Les réformes s'attaqueront aux problèmes perçus, notamment la concentration excessive des universités à Tbilissi, la duplication des programmes et l'insuffisance du financement public.
Le premier ministre affirme que le financement devrait être "concentré sur l'accomplissement des tâches de l'État". Des personnalités de la principale institution de recherche de Géorgie, l'université d'État d'Ilia, affirment que la réforme vise davantage à imposer un contrôle politique et à éradiquer l'espace de liberté.
"Après les partis politiques, les médias et les ONG, les universités doivent être mises sous pression", déclare Nina Doborjginidze, recteur de l'université d'État d'Ilia. "Si les étudiants sont retirés de la capitale, ils sont retirés de la scène politique.
"Il ne s'agit pas de la qualité de l'éducation, mais d'un projet politique", ajoute le vice-recteur Georgi Gvalia. "Il s'agit d'un changement brutal dans la politique étrangère de la Géorgie, qui est passée du statut de pays le plus pro-européen de la région à celui de partenaire le plus difficile de l'Occident, et qui s'est rapprochée de grandes puissances plus autocratiques, comme la Russie et surtout la Chine."
De retour sur l'avenue Rustaveli, l'enseignant Rusudan Lomidze, qui a assisté aux manifestations tous les jours, affirme que le sort de la Géorgie est inextricablement lié à celui de l'Ukraine.
"Si l'Ukraine est contrainte de signer un accord de capitulation, ce sera un désastre absolu pour nous.

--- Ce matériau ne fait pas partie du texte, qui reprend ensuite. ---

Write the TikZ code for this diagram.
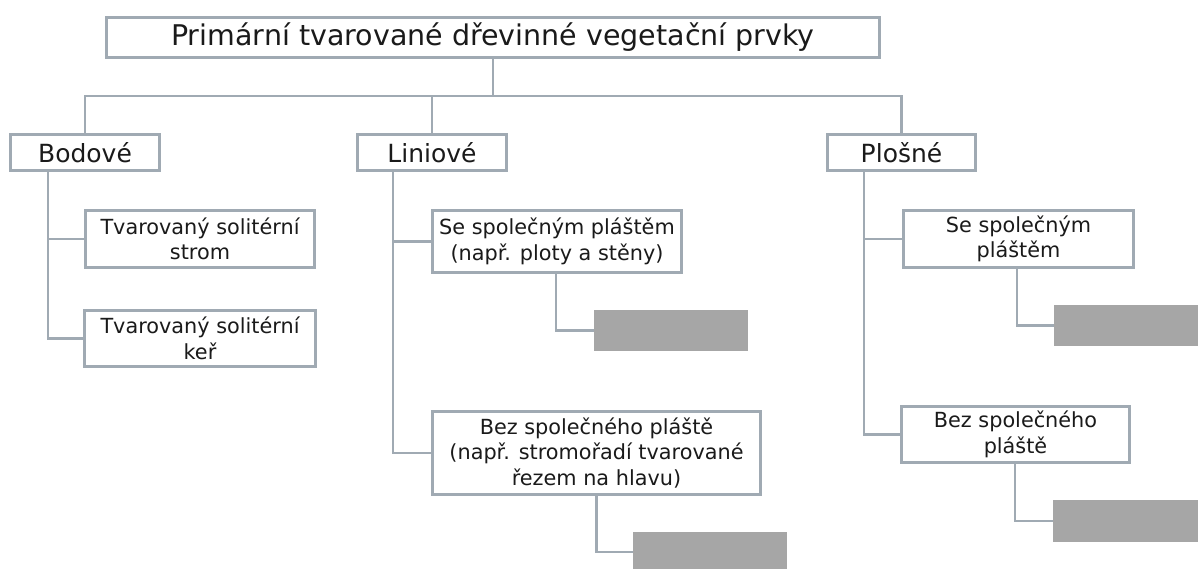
\documentclass[tikz,border=0pt]{standalone}
\usepackage{fontspec}
\setmainfont{DejaVu Sans}
\definecolor{lc}{RGB}{160,170,179}
\definecolor{gf}{RGB}{166,166,166}
\definecolor{tc}{RGB}{26,26,26}
\begin{document}
\begin{tikzpicture}[x=1pt,y=-1pt,
  box/.style={draw=lc, line width=2.8pt, fill=white, text=tc, align=center, inner sep=0pt, anchor=center},
  conn/.style={draw=lc, line width=2.8pt},
  gbox/.style={fill=gf, draw=none, inner sep=0pt, anchor=center},
  big/.style={font=\fontsize{28.5}{33}\selectfont},
  mid/.style={font=\fontsize{25}{29}\selectfont},
  small/.style={font=\fontsize{20.8}{25.5}\selectfont}]
\clip (0,0) rectangle (1198,568);
\fill[white] (0,0) rectangle (1198,568);

% top level
\node[box,big,minimum width=773pt,minimum height=40pt] (title) at (493,37.5) {Primární tvarované dřevinné vegetační prvky};
\node[box,mid,minimum width=149pt,minimum height=36pt] (bod) at (85,152.5) {Bodové};
\node[box,mid,minimum width=149pt,minimum height=36pt] (lin) at (432,152.5) {Liniové};
\node[box,mid,minimum width=148pt,minimum height=36pt] (plo) at (901.5,152.5) {Plošné};
\coordinate (bar) at (493,96);

% bodové children
\node[box,small,minimum width=229pt,minimum height=57pt] (strom) at (200,239) {Tvarovaný solitérní\\strom};
\node[box,small,minimum width=231pt,minimum height=56pt] (ker) at (200,338.5) {Tvarovaný solitérní\\keř};

% liniové children
\node[box,small,minimum width=249pt,minimum height=62pt] (sslin) at (557,241.5) {Se společným pláštěm\\(např. ploty a stěny)};
\node[box,small,minimum width=328pt,minimum height=83pt] (bezlin) at (596.5,453) {Bez společného pláště\\(např. stromořadí tvarované\\řezem na hlavu)};
\node[gbox,minimum width=154pt,minimum height=41pt] (g1) at (671,330.5) {};
\node[gbox,minimum width=154pt,minimum height=40pt] (g2) at (710,552) {};

% plošné children
\node[box,small,minimum width=230pt,minimum height=57pt] (sspl) at (1018.5,239) {Se společným\\pláštěm};
\node[box,small,minimum width=228pt,minimum height=56pt] (bezpl) at (1015.5,434.5) {Bez společného\\pláště};
\node[gbox,minimum width=154pt,minimum height=41pt] (g3) at (1131,325.5) {};
\node[gbox,minimum width=154pt,minimum height=42pt] (g4) at (1130,521) {};

% connectors
\draw[conn] (title.south) -- (bar);
\draw[conn] (bod.north) |- (bar) -| (plo.north);
\draw[conn] (lin.north) -- (lin.north |- bar);

\draw[conn] ([xshift=-37pt]bod.south) |- (ker.west);
\draw[conn] ([xshift=-37pt]bod.south |- strom.west) -- (strom.west);

\draw[conn] ([xshift=-39pt]lin.south) |- (bezlin.west);
\draw[conn] ([xshift=-39pt]lin.south |- sslin.west) -- (sslin.west);
\draw[conn] ([xshift=-1pt]sslin.south) |- (g1.west);
\draw[conn] (bezlin.south) |- (g2.west);

\draw[conn] ([xshift=-37.5pt]plo.south) |- (bezpl.west);
\draw[conn] ([xshift=-37.5pt]plo.south |- sspl.west) -- (sspl.west);
\draw[conn] ([xshift=-1.5pt]sspl.south) |- (g3.west);
\draw[conn] ([xshift=-0.5pt]bezpl.south) |- (g4.west);
\end{tikzpicture}
\end{document}
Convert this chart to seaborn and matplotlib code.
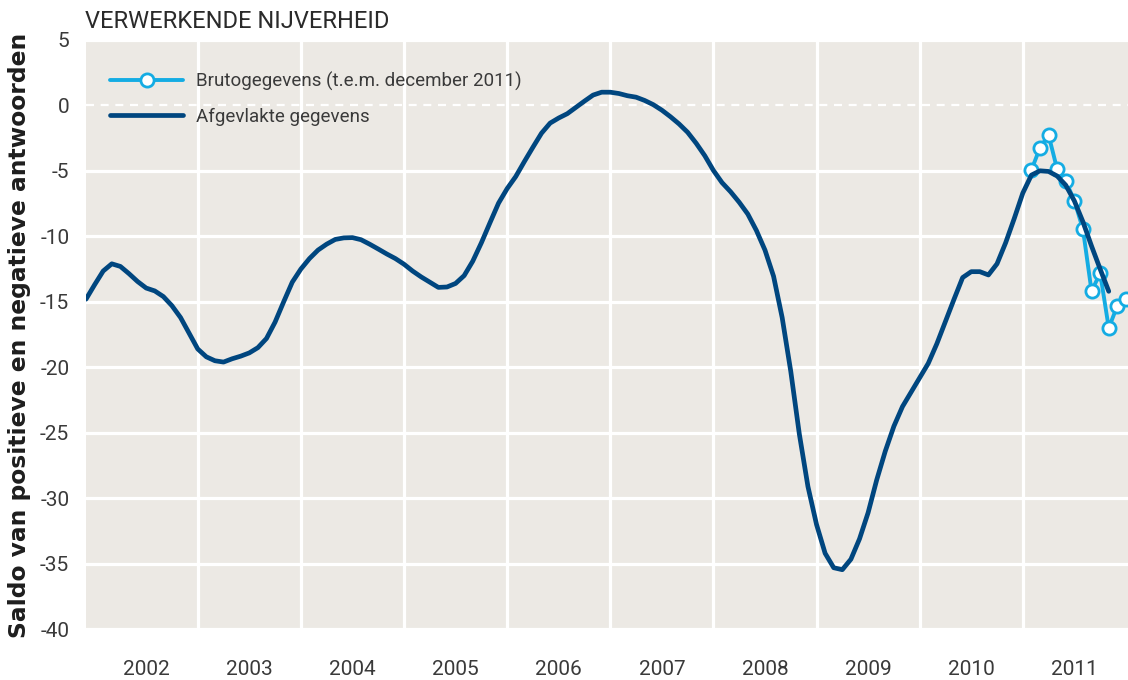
import numpy as np
import pandas as pd
import matplotlib
matplotlib.use("Agg")
import matplotlib.pyplot as plt
from matplotlib.ticker import FixedLocator, FixedFormatter
import seaborn as sns

# Smoothed balance, monthly from November 2001 to October 2011
smoothed_start = 2001 + 11 / 12
smoothed_values = [
    -14.8, -13.7,
    -12.65, -12.1, -12.3, -12.85, -13.45, -13.95, -14.17, -14.6, -15.3, -16.2, -17.4, -18.6,
    -19.2, -19.5, -19.6, -19.35, -19.15, -18.9, -18.5, -17.8, -16.55, -15.0, -13.5, -12.5,
    -11.7, -11.05, -10.6, -10.24, -10.12, -10.1, -10.26, -10.6, -10.97, -11.35, -11.7, -12.13,
    -12.65, -13.1, -13.5, -13.9, -13.87, -13.6, -13.0, -11.9, -10.5, -8.97, -7.47, -6.36,
    -5.44, -4.3, -3.2, -2.13, -1.36, -0.97, -0.64, -0.16, 0.32, 0.78, 1.0, 1.0,
    0.9, 0.73, 0.62, 0.37, 0.05, -0.37, -0.87, -1.42, -2.06, -2.9, -3.85, -4.97,
    -5.9, -6.6, -7.4, -8.3, -9.55, -11.05, -13.05, -16.2, -20.3, -25.1, -29.1, -32.0,
    -34.2, -35.3, -35.45, -34.65, -33.1, -31.1, -28.6, -26.4, -24.5, -23.0, -21.9, -20.8,
    -19.7, -18.2, -16.5, -14.8, -13.15, -12.7, -12.7, -12.95, -12.1, -10.5, -8.65, -6.7,
    -5.33, -5.0, -5.05, -5.4, -6.1, -7.3, -8.9, -10.75, -12.5, -14.2,
]

# Raw survey balance, January to December 2011
raw_months = list(range(1, 13))
raw_values = [-4.94, -3.24, -2.27, -4.89, -5.78, -7.28, -9.47, -14.2, -12.8, -17.0, -15.3, -14.8]

years = list(range(2002, 2012))
y_ticks = [-40, -35, -30, -25, -20, -15, -10, -5, 0, 5]

label_raw = "Brutogegevens (t.e.m. december 2011)"
label_smooth = "Afgevlakte gegevens"
title = "VERWERKENDE NIJVERHEID"
y_title = "Saldo van positieve en negatieve antwoorden"

smooth_df = pd.DataFrame({
    "t": smoothed_start + np.arange(len(smoothed_values)) / 12,
    "v": smoothed_values,
})
raw_df = pd.DataFrame({
    "t": [2011 + m / 12 for m in raw_months],
    "v": raw_values,
})

BG = "#ECE9E4"
LIGHT = "#14ACE3"
DARK = "#00467F"
TEXT = "#3A3A3A"

sns.set_style("white", {"axes.facecolor": BG})
plt.rcParams["font.family"] = ["Roboto", "DejaVu Sans"]

fig = plt.figure(figsize=(11.28, 6.8), dpi=100)
ax = fig.add_axes([86 / 1128, 1 - 629.3 / 680, 1042 / 1128, 589.5 / 680])
ax.set_facecolor(BG)

sns.lineplot(data=raw_df, x="t", y="v", ax=ax, color=LIGHT, lw=2.8,
             marker="o", markersize=9.5, markerfacecolor="white",
             markeredgecolor=LIGHT, markeredgewidth=2.0,
             label=label_raw, zorder=3)
sns.lineplot(data=smooth_df, x="t", y="v", ax=ax, color=DARK, lw=3.4,
             label=label_smooth, zorder=4)

ax.set_xlim(smoothed_start, 2012.02)
ax.set_ylim(-40, 5)

for s in ax.spines.values():
    s.set_visible(False)

ax.xaxis.set_major_locator(FixedLocator(years[1:]))
ax.xaxis.set_major_formatter(FixedFormatter([""] * len(years[1:])))
ax.xaxis.set_minor_locator(FixedLocator([y + 0.5 for y in years]))
ax.xaxis.set_minor_formatter(FixedFormatter([str(y) for y in years]))
ax.yaxis.set_major_locator(FixedLocator(y_ticks))
ax.yaxis.set_major_formatter(FixedFormatter([str(v) for v in y_ticks]))

ax.tick_params(axis="both", which="both", length=0)
ax.tick_params(axis="x", which="minor", pad=22, labelsize=15, labelcolor=TEXT)
ax.tick_params(axis="y", which="major", pad=12, labelsize=15, labelcolor=TEXT)

ax.grid(True, which="major", axis="both", color="white", lw=2.3)
for tick_val, gl in zip(y_ticks, ax.get_ygridlines()):
    if tick_val == 0:
        gl.set_linestyle((0, (3.6, 3.0)))
        gl.set_linewidth(1.6)
ax.set_axisbelow(True)

ax.set_xlabel("")
ax.set_ylabel("")

leg = ax.legend(loc="upper left", bbox_to_anchor=(0.023, 0.946), frameon=False,
                fontsize=13.5, handlelength=3.9, handletextpad=0.7, labelspacing=0.9,
                borderaxespad=0, borderpad=0)
for txt in leg.get_texts():
    txt.set_color(TEXT)

fig.text(85 / 1128, 1 - 22 / 680, title, ha="left", va="center",
         fontsize=17, color="#2A2A2A")
fig.text(20 / 1128, 1 - 335 / 680, y_title, rotation=90, ha="center", va="center",
         fontsize=16.8, fontweight="bold", color="#1E1E1E", family="DejaVu Sans")

fig.savefig("out.png", dpi=100)
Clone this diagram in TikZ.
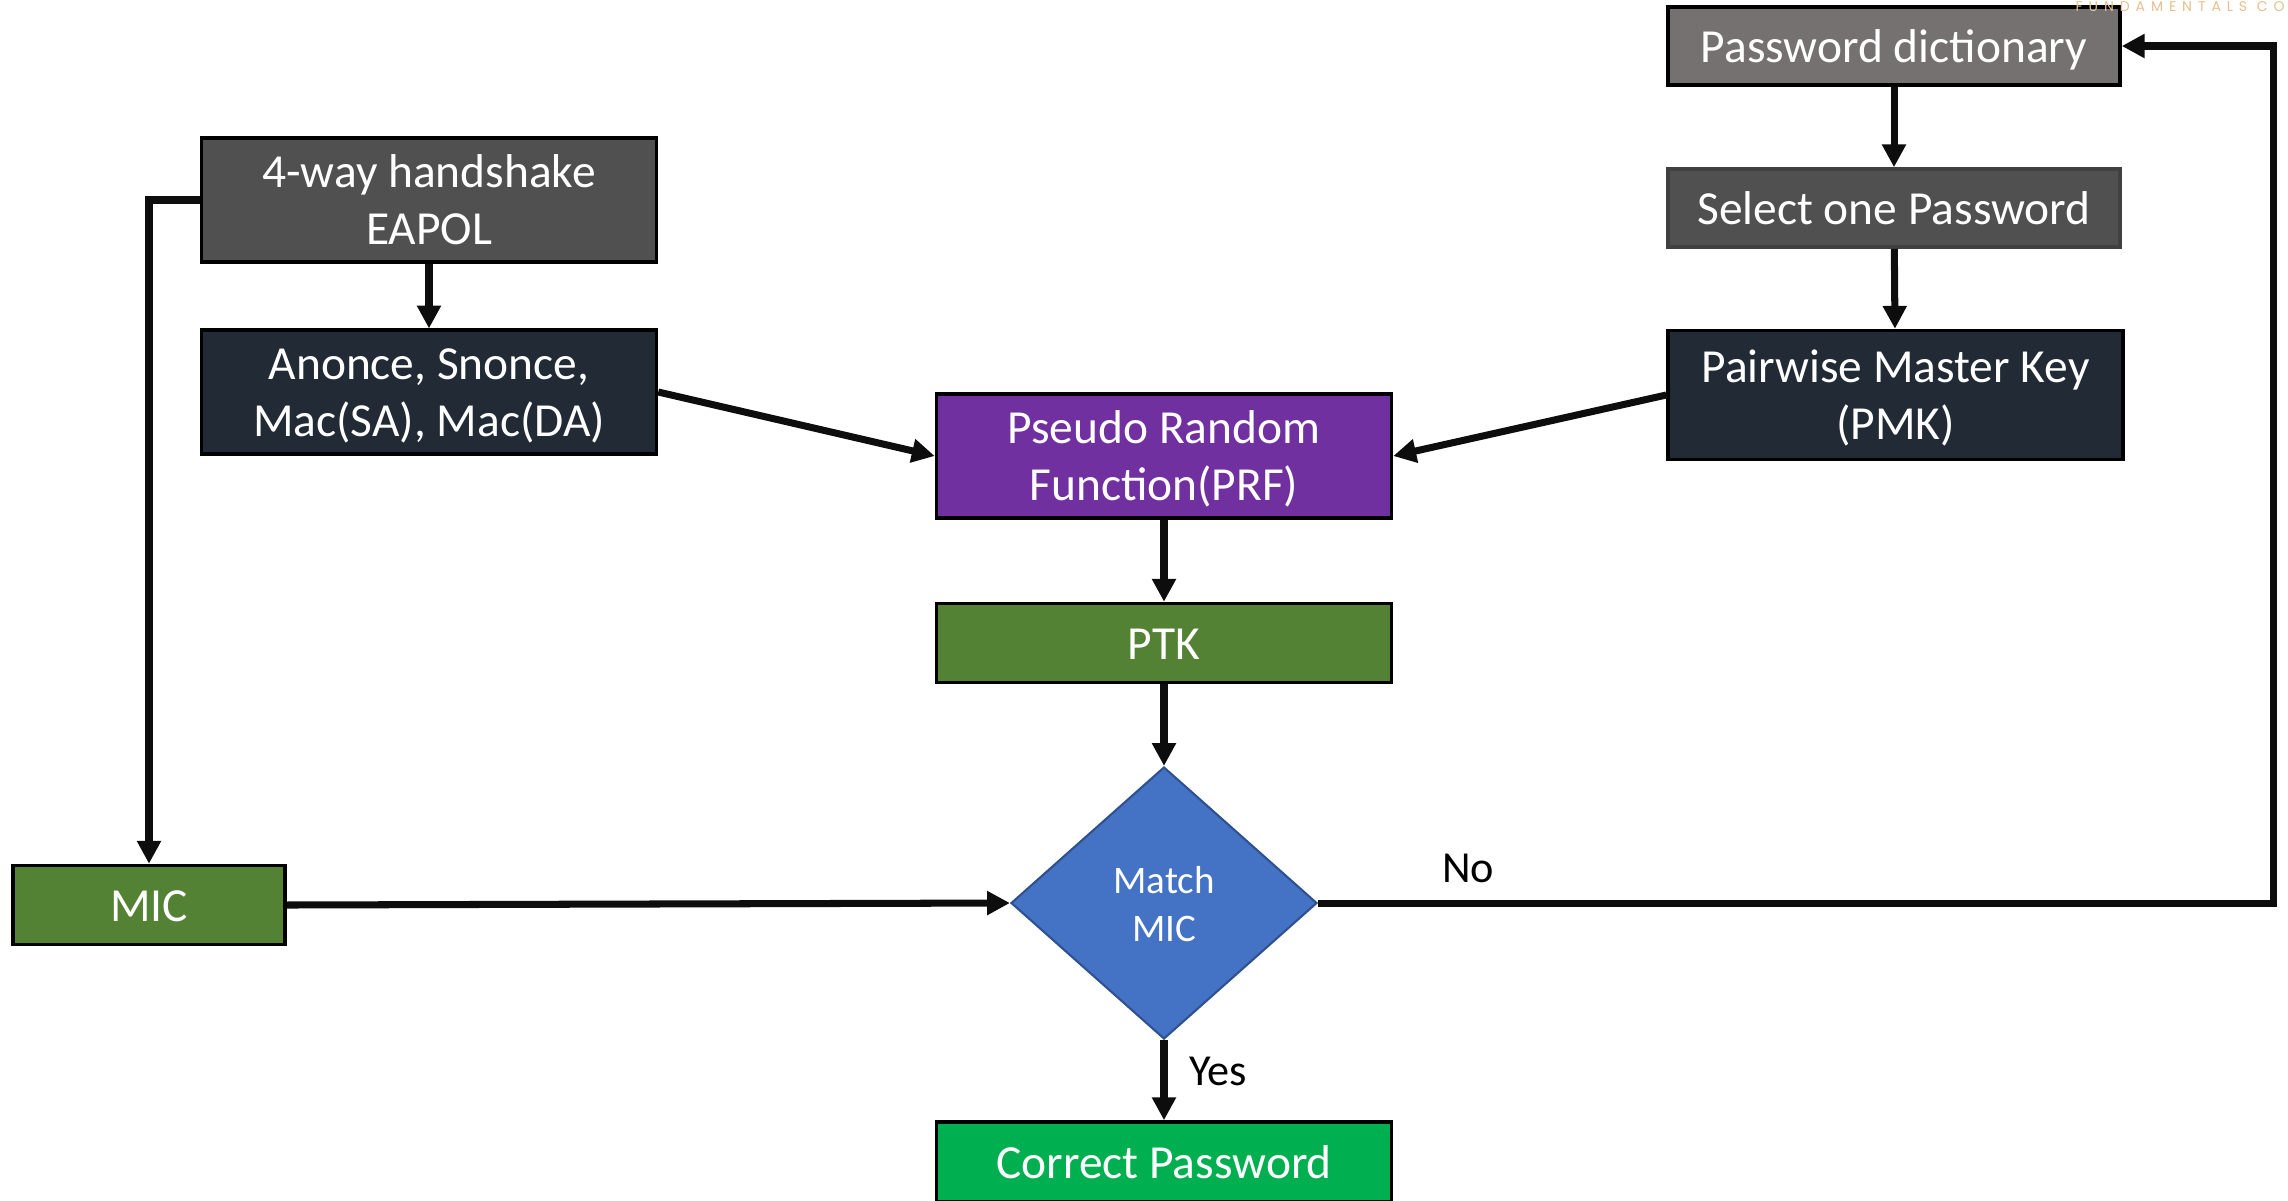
\documentclass[tikz,border=0pt]{standalone}
\usepackage{fontspec}
\setmainfont{Carlito}
\newfontfamily\markfont[LetterSpace=42]{Poppins}
\usetikzlibrary{arrows.meta,shapes.geometric}

\definecolor{dictgray}{HTML}{767171}
\definecolor{stepgray}{HTML}{505050}
\definecolor{navy}{HTML}{222A35}
\definecolor{prfpurple}{HTML}{7030A0}
\definecolor{leafgreen}{HTML}{548235}
\definecolor{okgreen}{HTML}{00B050}
\definecolor{matchblue}{HTML}{4472C4}
\definecolor{matchedge}{HTML}{2F528F}
\definecolor{inkblack}{HTML}{0D0D0D}
\definecolor{markorange}{HTML}{E4C08F}

% two centred lines, set a little low as in the slide
\newcommand{\twolines}[3][14.1pt]{\rule{0pt}{#1}\begin{tabular}[t]{@{}c@{}}#2\\#3\end{tabular}}

\tikzstyle{block}=[
    draw=black,
    line width=1pt,
    text=white,
    align=center,
    inner sep=0pt,
    minimum width=4.55cm,
    font=\fontsize{13.5}{16.2}\selectfont,
  ]
\tikzstyle{oneline}=[
    execute at begin node={\rule{0pt}{12.3pt}},
    execute at end node={\rule[-3pt]{0pt}{0pt}},
  ]
\tikzstyle{flow}=[
    -{Triangle[length=6.5pt,width=6.5pt]},
    line width=2pt,
    draw=inkblack,
  ]
\tikzstyle{answer}=[
    text=black,
    inner sep=0pt,
    font=\fontsize{12.6}{15}\selectfont,
  ]

\begin{document}
\begin{tikzpicture}
      \useasboundingbox (0,0) rectangle (22.88,-12.00);
      % left side
      \node[block, fill=stepgray, minimum height=1.16cm] (handshake) at (4.29,-2.00) {\twolines{4-way handshake}{EAPOL}};
      \node[block, fill=navy, minimum height=1.23cm] (nonces) at (4.29,-3.92) {\twolines{Anonce, Snonce,}{Mac(SA), Mac(DA)}};
      \node[block, oneline, fill=leafgreen, minimum width=2.72cm, minimum height=0.79cm] (mic) at (1.49,-9.05) {MIC};
      % right side
      \node[block, oneline, fill=dictgray, minimum width=4.52cm, minimum height=0.78cm] (dict) at (18.94,-0.46) {Password dictionary};
      \node[block, oneline, fill=stepgray, draw=black!75, minimum width=4.52cm, minimum height=0.78cm] (select) at (18.94,-2.08) {Select one Password};
      \node[block, fill=navy, minimum height=1.29cm] (pmk) at (18.955,-3.95) {\twolines{Pairwise Master Key}{(PMK)}};
      % middle
      \node[block, fill=prfpurple, minimum height=1.24cm] (prf) at (11.64,-4.56) {\twolines{Pseudo Random}{Function(PRF)}};
      \node[block, oneline, fill=leafgreen, minimum height=0.79cm] (ptk) at (11.64,-6.43) {PTK};
      \node[diamond, draw=matchedge, line width=0.6pt, fill=matchblue, text=white,
            align=center, inner sep=0pt, minimum width=3.06cm, minimum height=2.72cm,
            font=\fontsize{11.1}{13.6}\selectfont] (match) at (11.64,-9.03) {\twolines[12.1pt]{Match}{MIC}};
      \node[block, oneline, fill=okgreen, minimum height=0.80cm] (correct) at (11.64,-11.62) {Correct Password};
      \node[answer] (no) at (14.68,-8.68) {No};
      \node[answer] (yes) at (12.18,-10.71) {Yes};
      \coordinate (back) at (22.73,-0.46);
      \node[anchor=west, inner sep=0pt, text=markorange,
            font=\markfont\fontsize{4}{4.5}\selectfont] (mark) at (20.75,-0.07) {FUNDAMENTALS CO};

      \draw[flow] (handshake) to (nonces);
      \draw[flow] (handshake.west) -| (mic.north);
      \draw[flow] (nonces.east) to (prf.west);
      \draw[flow] (dict) to (select);
      \draw[flow] (select) to (pmk);
      \draw[flow] (pmk.west) to (prf.east);
      \draw[flow] (prf) to (ptk);
      \draw[flow] (ptk) to (match);
      \draw[flow] (mic.east) to (match.west);
      \draw[flow] (match) to (correct);
      \draw[flow] (match.east) -| (back) -- (dict.east);
    \end{tikzpicture}
\end{document}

Nos hommes se battent en Ukraine, et ils se battent à la fois pour l'Ukraine et pour la Géorgie".
- Une loi controversée met en lumière la lutte pour l'avenir
Les foules sont moins nombreuses qu'il y a un an, mais plusieurs centaines de manifestants se rassemblent encore chaque soir malgré les risques.
Se remémorant ses années de diplomatie au service de l'intégration de l'UE et de l'OTAN, Nata Koridze estime aujourd'hui que "tout cela s'est effondré".
"Mais la manifestation incarne une idée. Et les idées traversent les décennies, les siècles".